At G-Star RAW’s SoHo store, camo-style tees are trending right now for men, according to the store’s manager, especially the style that has the word RAW splashed across the chest. She said that although camo-styles tee are the trending now, printed tees are popular all year round.

But one thing nearly all consumers do want in their t-shirts is the authenticity of natural fibers. In fact, nearly 6 in 10 (59%) say they’re actually bothered when brands and retailers substitute man-made fibers for cotton in their T-shirts, according to Monitor research. Women are significantly more likely than men (64% versus 53%) to be irritated by this.

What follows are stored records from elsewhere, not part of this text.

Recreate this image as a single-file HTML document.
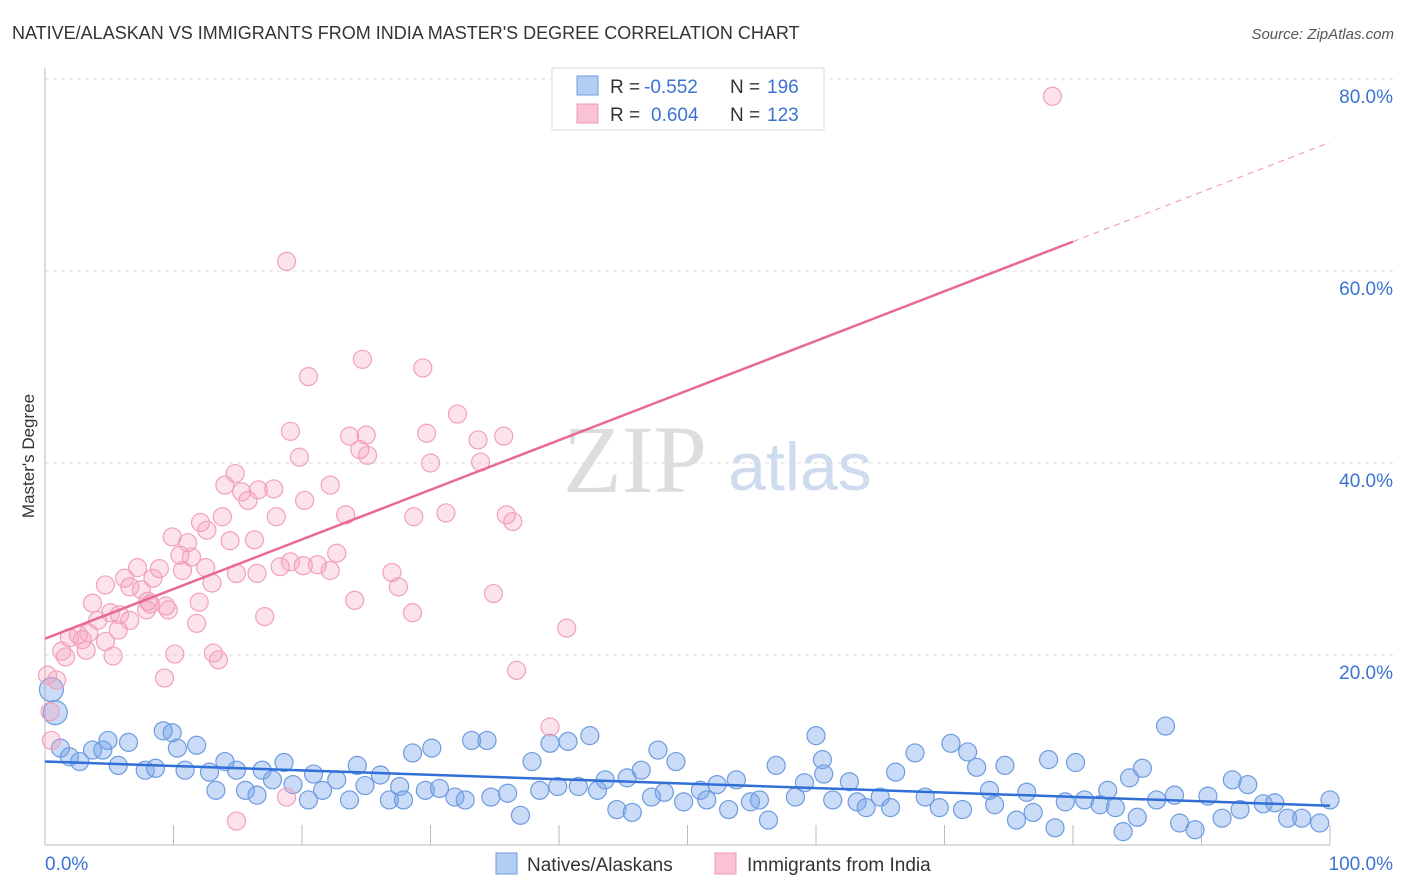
<!DOCTYPE html>
<html><head><meta charset="utf-8"><style>
body{margin:0;background:#fff;font-family:"Liberation Sans",sans-serif;}
#wrap{position:relative;width:1406px;height:892px;overflow:hidden;}
</style></head><body>
<div id="wrap">
<svg id="svg" width="1406" height="892" xmlns="http://www.w3.org/2000/svg">
<text x="12" y="39" font-size="18" fill="#333">NATIVE/ALASKAN VS IMMIGRANTS FROM INDIA MASTER'S DEGREE CORRELATION CHART</text>
<text x="1394" y="39" font-size="15" fill="#555" font-style="italic" text-anchor="end">Source: ZipAtlas.com</text>
<text x="34" y="456" font-size="17" fill="#333" text-anchor="middle" transform="rotate(-90 34 456)">Master's Degree</text>
<text x="635" y="492" font-size="96" fill="#ddd" font-family="Liberation Serif,serif" text-anchor="middle">ZIP</text>
<text x="800" y="490" font-size="68" fill="#cfdcf0" text-anchor="middle">atlas</text>
<g id="grid"></g><g id="pts"></g><g id="lines"></g>
<g>
<rect x="552" y="68" width="272" height="62" fill="#fff" stroke="#ddd"/>
<rect x="577" y="76" width="21" height="19" fill="#b4cdf3" stroke="#6e9be0"/>
<rect x="577" y="104" width="21" height="19" fill="#f9c3d3" stroke="#f09ab5"/>
<text x="610" y="93" font-size="19" fill="#333">R = </text><text x="644" y="93" font-size="19" fill="#3b73d1">-0.552</text>
<text x="730" y="93" font-size="19" fill="#333">N = </text><text x="767" y="93" font-size="19" fill="#3b73d1">196</text>
<text x="610" y="121" font-size="19" fill="#333">R = </text><text x="651" y="121" font-size="19" fill="#3b73d1">0.604</text>
<text x="730" y="121" font-size="19" fill="#333">N = </text><text x="767" y="121" font-size="19" fill="#3b73d1">123</text>
</g>
<g>
<rect x="496" y="853" width="21" height="21" fill="#b4cdf3" stroke="#6e9be0"/>
<text x="527" y="871" font-size="19" fill="#333">Natives/Alaskans</text>
<rect x="715" y="853" width="21" height="21" fill="#f9c3d3" stroke="#f09ab5"/>
<text x="747" y="871" font-size="19" fill="#333">Immigrants from India</text>
</g>
</svg>
</div>
<script>
const yTicks=[20,40,60,80];
const yTickLabels=["20.0%","40.0%","60.0%","80.0%"];
const xTickVals=[0,10,20,30,40,50,60,70,80,90,100];
const blueX=[0.5,0.8,1.2,1.9,2.7,3.7,4.5,4.9,5.7,6.5,7.8,8.6,9.2,9.9,10.3,10.9,11.8,12.8,13.3,14.0,14.9,15.6,16.5,16.9,17.7,18.6,19.3,20.5,20.9,21.6,22.7,23.7,24.3,24.9,26.1,26.8,27.6,27.9,28.6,29.6,30.1,30.7,31.9,32.7,33.2,34.4,34.7,36.0,37.0,37.9,38.5,39.3,39.9,40.7,41.5,42.4,43.0,43.6,44.5,45.3,45.7,46.4,47.2,47.7,48.2,49.1,49.7,51.0,51.5,52.3,53.2,53.8,54.9,55.6,56.3,56.9,58.4,59.1,60.0,60.5,60.6,61.3,62.6,63.2,63.9,65.0,65.8,66.2,67.7,68.5,69.6,70.5,71.4,71.8,72.5,73.5,73.9,74.7,75.6,76.4,76.9,78.1,78.6,79.4,80.2,80.9,82.1,82.7,83.3,83.9,84.4,85.0,85.4,86.5,87.2,87.9,88.3,89.5,90.5,91.6,92.4,93.0,93.6,94.8,95.7,96.7,97.8,99.2,100];
const blueY=[16.4,14.0,10.3,9.4,8.9,10.1,10.1,11.1,8.5,10.9,8.0,8.2,12.1,11.9,10.3,8.0,10.6,7.8,5.9,8.9,8.0,5.9,5.4,8.0,7.0,8.8,6.5,4.9,7.6,5.9,7.0,4.9,8.5,6.4,7.5,4.9,6.3,4.9,9.8,5.9,10.3,6.1,5.2,4.9,11.1,11.1,5.2,5.6,3.3,8.9,5.9,10.8,6.3,11.0,6.3,11.6,5.9,7.0,3.9,7.2,3.6,8.0,5.2,10.1,5.7,8.9,4.7,5.9,4.9,6.5,3.9,7.0,4.7,4.9,2.8,8.5,5.2,6.7,11.6,9.1,7.6,4.9,6.8,4.7,4.1,5.2,4.1,7.8,9.8,5.2,4.1,10.8,3.9,9.9,8.3,5.9,4.4,8.5,2.8,5.7,3.6,9.1,2.0,4.7,8.8,4.9,4.4,5.9,4.1,1.6,7.2,3.1,8.2,4.9,12.6,5.4,2.5,1.8,5.3,3.0,7.0,3.9,6.5,4.5,4.6,3.0,3.0,2.5,4.9];
const pinkX=[78.4,18.8,24.7,20.5,29.4,32.1,19.1,23.7,25.0,29.7,33.7,35.7,19.8,24.5,25.1,30.0,33.9,14.8,14.0,15.3,16.6,17.8,22.2,20.2,13.8,15.8,18.0,23.4,28.7,31.2,35.9,36.4,9.9,12.1,12.6,14.4,16.3,11.1,10.5,11.4,12.5,10.7,13.0,14.9,16.5,18.3,19.1,22.7,20.1,21.2,22.2,27.0,8.9,7.2,6.2,8.4,4.7,6.6,7.5,9.4,12.0,8.2,5.8,5.1,6.6,7.9,3.7,4.1,3.4,2.6,1.9,2.9,4.7,5.7,8.0,9.6,11.8,28.6,34.9,27.5,24.1,40.6,17.1,1.3,1.6,3.2,5.3,10.1,13.1,13.5,9.3,36.7,0.9,0.4,0.5,39.3,18.8,14.9,0.2];
const pinkY=[78.2,61.0,50.8,49.0,49.9,45.1,43.3,42.8,42.9,43.1,42.4,42.8,40.6,41.4,40.8,40.0,40.1,38.9,37.7,37.0,37.2,37.3,37.7,36.1,34.4,36.1,34.4,34.6,34.4,34.8,34.6,33.9,32.3,33.8,33.0,31.9,32.0,31.7,30.4,30.2,29.1,28.8,27.5,28.5,28.5,29.2,29.7,30.6,29.3,29.4,28.8,28.6,29.0,29.1,28.0,28.0,27.3,27.1,26.8,25.1,25.5,25.3,24.2,24.4,23.6,24.7,25.4,23.6,22.3,22.1,21.8,21.6,21.4,22.6,25.6,24.7,23.3,24.4,26.4,27.1,25.7,22.8,24.0,20.4,19.8,20.5,19.9,20.1,20.2,19.5,17.6,18.4,17.4,14.1,11.1,12.5,5.2,2.7,17.9];
const blueTrend=[8.9,4.3];
const pinkTrend=[21.7,73.4];
const pinkSolidEnd=80;
const NS="http://www.w3.org/2000/svg";
const X0=45,X1=1330,Y0=847,PY=9.6;
function sx(v){return X0+(X1-X0)*v/100;}
function sy(v){return Y0-v*PY;}
function mk(tag,attrs,parent){const e=document.createElementNS(NS,tag);for(const k in attrs)e.setAttribute(k,attrs[k]);parent.appendChild(e);return e;}
const grid=document.getElementById('grid'),pts=document.getElementById('pts'),lines=document.getElementById('lines');
yTicks.forEach((t,i)=>{
 const l=mk('line',{x1:X0,x2:1395,y1:sy(t),y2:sy(t),stroke:'#ddd','stroke-dasharray':'4,4'},grid);
 
 
 const tx=mk('text',{x:1393,y:sy(t)+24,'font-size':19,fill:'#3b73d1','text-anchor':'end'},grid);
 tx.textContent=yTickLabels[i];
 
 
});
const ax=mk('line',{x1:X0,x2:X1,y1:845,y2:845,stroke:'#bbb'},grid);


const ay=mk('line',{x1:X0,x2:X0,y1:68,y2:845,stroke:'#bbb'},grid);


xTickVals.forEach(v=>{const t=mk('line',{x1:sx(v),x2:sx(v),y1:825,y2:845,stroke:'#bbb'},grid);
 
 });
const xl0=mk('text',{x:45,y:870,'font-size':19,fill:'#3b73d1'},grid);xl0.textContent='0.0%';


const xl1=mk('text',{x:1393,y:870,'font-size':19,fill:'#3b73d1','text-anchor':'end'},grid);xl1.textContent='100.0%';


blueX.forEach((v,i)=>{const r=i<2?12:9;
 const c=mk('circle',{cx:sx(v),cy:sy(blueY[i]),r:r,fill:'rgba(120,165,235,0.4)',stroke:'#6e9be0','stroke-width':1.2},pts);
 
 });
pinkX.forEach((v,i)=>{
 const c=mk('circle',{cx:sx(v),cy:sy(pinkY[i]),r:9,fill:'rgba(245,160,190,0.3)',stroke:'#f2a0bb','stroke-width':1.2},pts);
 
 });
function py(x){return pinkTrend[0]+(pinkTrend[1]-pinkTrend[0])*x/100;}
const bl=mk('line',{x1:sx(0),y1:sy(blueTrend[0]),x2:sx(100),y2:sy(blueTrend[1]),stroke:'#2f6fd6','stroke-width':2.5},lines);


const pl=mk('line',{x1:sx(0),y1:sy(py(0)),x2:sx(pinkSolidEnd),y2:sy(py(pinkSolidEnd)),stroke:'#e8689a','stroke-width':2.5},lines);


const pd=mk('line',{x1:sx(pinkSolidEnd),y1:sy(py(pinkSolidEnd)),x2:sx(100),y2:sy(py(100)),stroke:'#f0a0bc','stroke-width':1.2,'stroke-dasharray':'6,5'},lines);


</script>
</body></html>
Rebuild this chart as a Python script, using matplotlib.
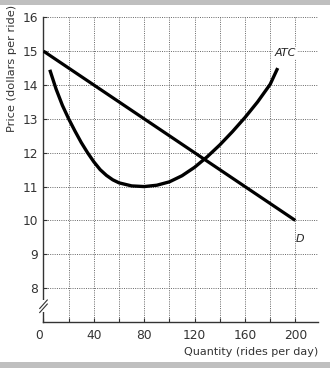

Additionally, the majority of consumers (65%) say they’re willing to pay a premium to keep their T-shirts cotton-rich, according to Monitor data. That’s because about 4 in 5 consumers (79%) say cotton and cotton blends are their favorite fabric to wear. Additionally, more than 7 in 10 say better quality garments are made from natural fibers like cotton.

That explains why so many high-end streetwear and athleisure companies use all-natural fibers for their casual knits. Off White, A Bathing Ape and OVO (October’s Very Own) all have graphic, message, fun or irreverent tees that are all-cotton or cotton rich. Supreme also deals in 100% cotton in its T-shirts — although every item it offers is completely sold out.

All of these elevated casual brands hold special appeal for young men. The Doneger Group released a survey of 350 men that found “a consumer who clearly sees fashion as a way of standing out but who is somewhat intimidated by it, presenting an opportunity for retailers to help modern men through guidance, looks and products.”

The Doneger survey found 48% of men describe style as a means of self-expression. The modern man also “wants to attain chill guy status, a relaxed way of showing his individuality to stay ahead in work, life and love.” And like the Monitor survey, Doneger found that 64 % of men are willing to pay more for clothes made with higher quality materials.